We implemented a BFS based algorithm that works the following way:

1) It updates the graph (the adjacency list of each node) in each step

2) While running BFS it checks serially if at each if found any cell adjacent to the cell at distance d. If not, then the process stops, Otherwise the process continues and tries to find the adjacent cells at distance d+1.

The key assumption we made here was that the cells are connected, and that the graph of interactions does not change much between iterations. We traverse through the graph using BFS. So if the connectivity is preserved then new adjacency list for each of the nodes will can be found traversing through the neighbors of the neighbors. And due to the topology of the cells if we do not for any cell that is in the adjacency list for the updated position of the cell we can safely assume that the more distant cells from the cell will not be in the updated adjacency list. This is a pretty safe assumption, except the case when the cells divide. Because in that case the cell size shrinks to 1. To compensate for that we add a threshold value.

### Threshold Value:

Although all the cells divide at a random radius, we know of that maximum radius at the birth of the cell. So if r_max is the maximum of the threshold radius of any of the cells that divided in any stage, we add (r_max  – 1) to the radius of a cell when we are trying to compute the neighbors of that cell. That way we make sure that even though a connected cell got disconnected by dividing, in the graph it remains connected. This way we successfully use the BFS for updating the graph.

## Results

Because of the fact that our cells are growing exponentially and that there are O(n^2) comparisons to be made, our algorithm is compute-bound. As we increase the number of processes for a constant problem size, we see that the efficiency falls down to about a constant 30%, and that our speed up begins to cap out at around 12x. However, as we increase the number of iterations, the efficiency increases quadratically, which means that we have weak-scaling. As a result, it’s quite simple to justify an increase of the number of processes as we increase the problem size. This is because at the beginning, many of the processes don’t have much to do since there aren’t many cells, but the population exponentially grows

### Performance Issues with BFS Based Approach:

Although we thought that BFS approach would take a lot lett time than the naive approach, in reality the naive approach was faster. The reason is that in the naive approach we don’t need to construct the relation graphs (as we go through all n elements we can just check the force on the cell by other cells). However, in the case of BFS approach we run BFS n times (once for each cell). So the time complexity is

$\sum O(|E_i|+|V_i|) \approx n O(|V|+|E|)$

It turns out that although on average |V|, |E| are are small still  O(|V|+|E|) grows linearly (because as the number of cells increase the cells are more packed and the cell density increases)  i.e.  O(|V|+|E|) ~ O(n)

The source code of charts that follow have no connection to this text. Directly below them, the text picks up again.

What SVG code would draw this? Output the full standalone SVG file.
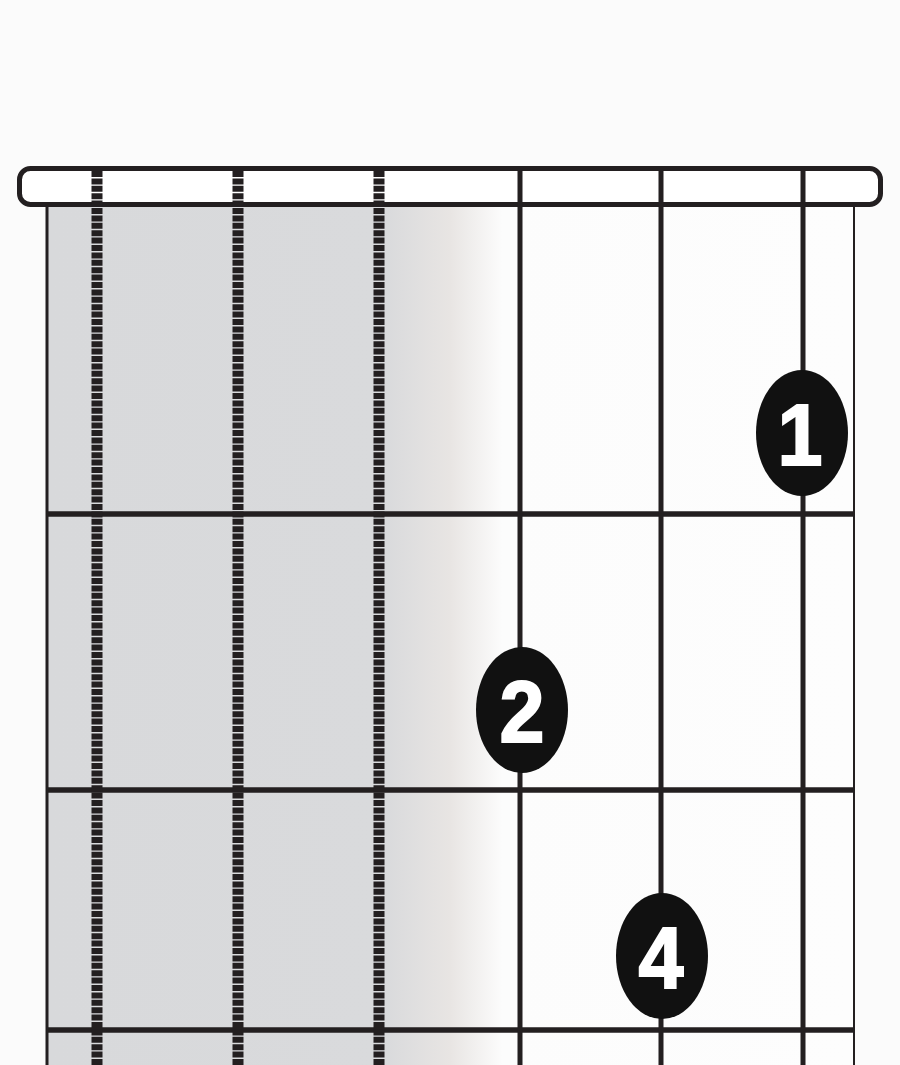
<svg xmlns="http://www.w3.org/2000/svg" width="900" height="1065" viewBox="0 0 900 1065">
<defs>
<linearGradient id="board" gradientUnits="userSpaceOnUse" x1="47" y1="0" x2="853" y2="0">
<stop offset="0" stop-color="#d8d9db"/>
<stop offset="0.42" stop-color="#d9dadc"/>
<stop offset="0.5" stop-color="#e8e5e3"/>
<stop offset="0.565" stop-color="#fcfcfc"/>
<stop offset="1" stop-color="#fdfdfd"/>
</linearGradient>
<style>
.ln{stroke:#231f20;fill:none}
.dash{stroke:#231f20;stroke-width:11;stroke-dasharray:6 1.4;fill:none}
.str{stroke:#231f20;stroke-width:5;fill:none}
.fret{stroke:#231f20;stroke-width:5.5;fill:none}
.dot{fill:#111111}
.num{fill:#ffffff;stroke:#ffffff;stroke-width:2;font-family:"Liberation Sans",Arial,sans-serif;font-weight:bold;font-size:88px;text-anchor:middle}
</style>
</defs>
<rect width="900" height="1065" fill="#fbfbfb"/>
<g id="fingerboard">
<rect x="47" y="204" width="806" height="861" fill="url(#board)"/>
<line class="ln" x1="47" y1="204" x2="47" y2="1065" stroke-width="3"/>
<line class="ln" x1="854" y1="204" x2="854" y2="1065" stroke-width="2"/>
</g>
<g id="nut">
<rect x="19.5" y="168.5" width="861" height="36" rx="11" fill="#ffffff" stroke="#231f20" stroke-width="5"/>
</g>
<g id="frets">
<line class="fret" x1="47" y1="514" x2="853" y2="514"/>
<line class="fret" x1="47" y1="790" x2="853" y2="790"/>
<line class="fret" x1="47" y1="1030" x2="853" y2="1030"/>
</g>
<g id="strings">
<line class="dash" x1="97" y1="171" x2="97" y2="1065"/>
<line class="dash" x1="238" y1="171" x2="238" y2="1065"/>
<line class="dash" x1="379" y1="171" x2="379" y2="1065"/>
<line class="str" x1="520" y1="170" x2="520" y2="1065"/>
<line class="str" x1="661" y1="170" x2="661" y2="1065"/>
<line class="str" x1="803" y1="170" x2="803" y2="1065"/>
</g>
<g id="finger1">
<ellipse class="dot" cx="802" cy="433" rx="46" ry="63"/>
<text class="num" x="800" y="465" transform="translate(800 0) scale(0.92 1) translate(-800 0)">1</text>
</g>
<g id="finger2">
<ellipse class="dot" cx="522" cy="710" rx="46" ry="63"/>
<text class="num" x="522" y="742" transform="translate(522 0) scale(0.92 1) translate(-522 0)">2</text>
</g>
<g id="finger4">
<ellipse class="dot" cx="662" cy="956" rx="46" ry="63"/>
<text class="num" x="661" y="988" transform="translate(661 0) scale(0.92 1) translate(-661 0)">4</text>
</g>
</svg>
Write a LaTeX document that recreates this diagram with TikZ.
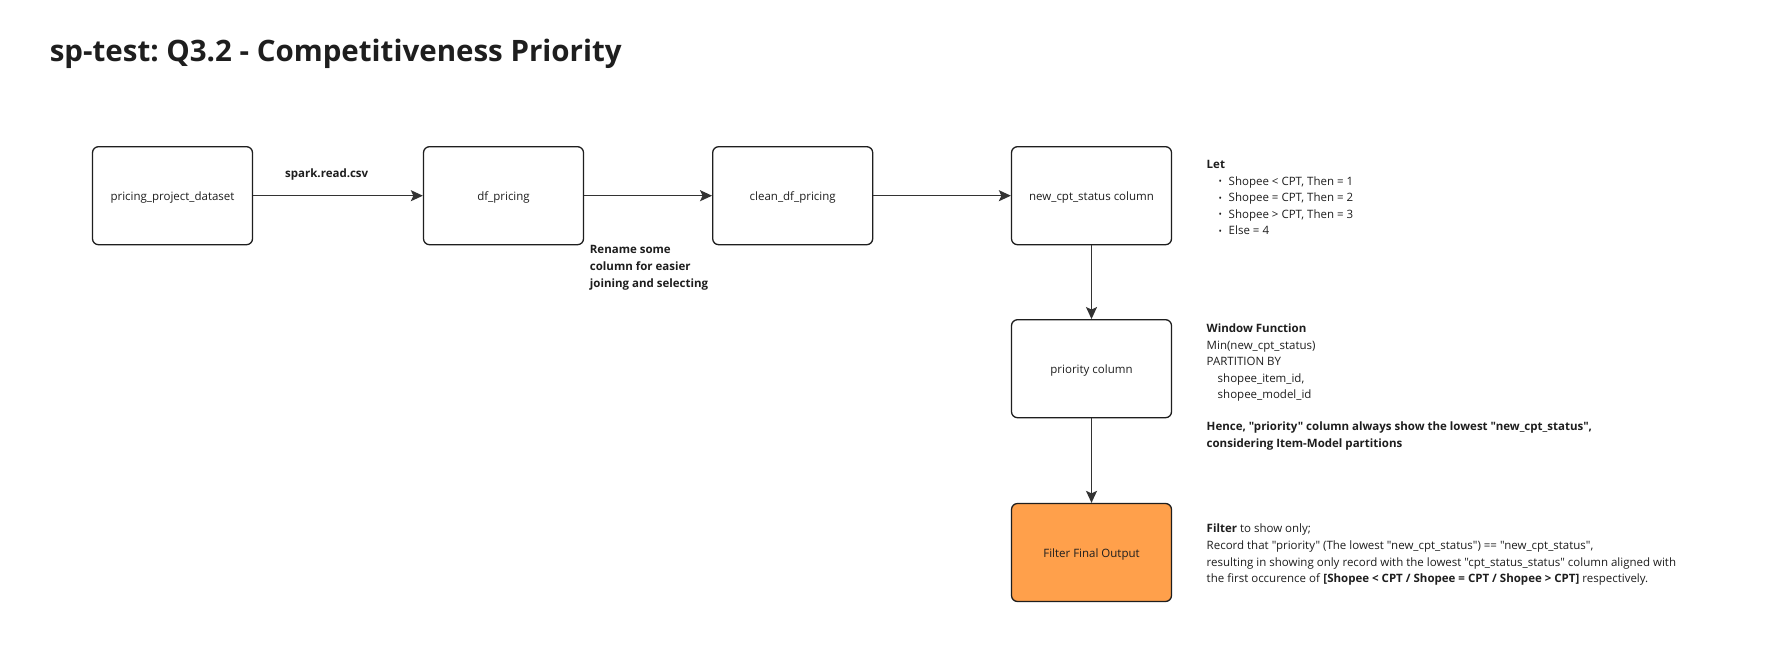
\documentclass[tikz,border=0pt]{standalone}
\usepackage{fontspec}
\setmainfont{Open Sans}[Ligatures=TeXOff]
\usetikzlibrary{arrows.meta}
\frenchspacing
\definecolor{ink}{HTML}{1E1E1E}
\definecolor{lineclr}{HTML}{333333}
\definecolor{orangefill}{RGB}{255,160,75}
\tikzset{
  box/.style={draw=ink, line width=1.3pt, rounded corners=6pt, minimum width=160pt, minimum height=98pt, inner sep=0pt, text height=10pt, text depth=0pt, font=\fontsize{11.5}{14}\selectfont, text=ink},
  conn/.style={draw=lineclr, line width=1.4pt, -{Stealth[length=12pt,width=11pt,inset=2.5pt]}},
  note/.style={anchor=north west, align=left, inner sep=0pt, text=ink, font=\fontsize{11.5}{16.6}\selectfont},
}
\newcommand{\bul}{\hspace*{12pt}\makebox[10pt][l]{\raisebox{0.5pt}{\fontsize{9}{9}\selectfont•}}}
\begin{document}
\begin{tikzpicture}[x=1pt,y=-1pt]
\useasboundingbox[fill=white] (0,0) rectangle (1768,664);
\node[anchor=west, inner sep=0pt, text=ink, font=\fontsize{29.5}{32}\selectfont\bfseries] (title) at (49.6,54) {sp-test: Q3.2 - Competitiveness Priority};

\node[box] (b1) at (172.5,195.7) {pricing\_project\_dataset};
\node[box] (b2) at (503.5,195.7) {df\_pricing};
\node[box] (b3) at (792.7,195.7) {clean\_df\_pricing};
\node[box] (b4) at (1091.5,195.7) {new\_cpt\_status column};
\node[box] (b5) at (1091.5,368.7) {priority column};
\node[box, fill=orangefill] (b6) at (1091.5,552.5) {Filter Final Output};

\draw[conn] (b1) -- (b2);
\draw[conn] (b2) -- (b3);
\draw[conn] (b3) -- (b4);
\draw[conn] (b4) -- (b5);
\draw[conn] (b5) -- (b6);

\node[anchor=west, inner sep=0pt, text=ink, font=\fontsize{11.5}{14}\selectfont\bfseries] (lspark) at (285,174.5) {spark.read.csv};
\node[note, font=\fontsize{11.5}{16.6}\selectfont\bfseries] (lrename) at (589.7,245.5) {Rename some\\column for easier\\joining and selecting};

\node[note] (nlet) at (1206.5,160) {\textbf{Let}\\
\bul Shopee < CPT, Then = 1\\
\bul Shopee = CPT, Then = 2\\
\bul Shopee > CPT, Then = 3\\
\bul Else = 4};

\node[note] (nwin) at (1206.5,323.5) {\textbf{Window Function}\\
Min(new\_cpt\_status)\\
PARTITION BY\\
\hspace*{11pt}shopee\_item\_id,\\
\hspace*{11pt}shopee\_model\_id};

\node[note, font=\fontsize{11.5}{16.6}\selectfont\bfseries] (nhence) at (1206.5,421.5) {Hence, "priority" column always show the lowest "new\_cpt\_status",\\considering Item-Model partitions};

\node[note] (nfilter) at (1206.5,524) {\textbf{Filter} to show only;\\
Record that "priority" (The lowest "new\_cpt\_status") == "new\_cpt\_status",\\
resulting in showing only record with the lowest "cpt\_status\_status" column aligned with\\
the first occurence of \textbf{[Shopee < CPT / Shopee = CPT / Shopee > CPT]} respectively.};
\end{tikzpicture}
\end{document}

So the complexity turns out to be very close to $O(n^2)$. However, here we do extra computation for handling the extra dictionaries and therefore in every case we find that the naive approach is faster than the BFS based approach.

## Future Directions

Perhaps a more efficient way rather than having to search through the tree would be to divide the simulation space into a grid, and assign each process to the cells within a certain grid square. The difficulty with this would be to communicate the geometry of the colony with all of the processes, and then plan out how each process will be able to quickly identify which subset of cells it should be searching through. Furthermore, there are concerns about load balancing, since the cells tend to cluster, and each grid square might have vastly different number of cells.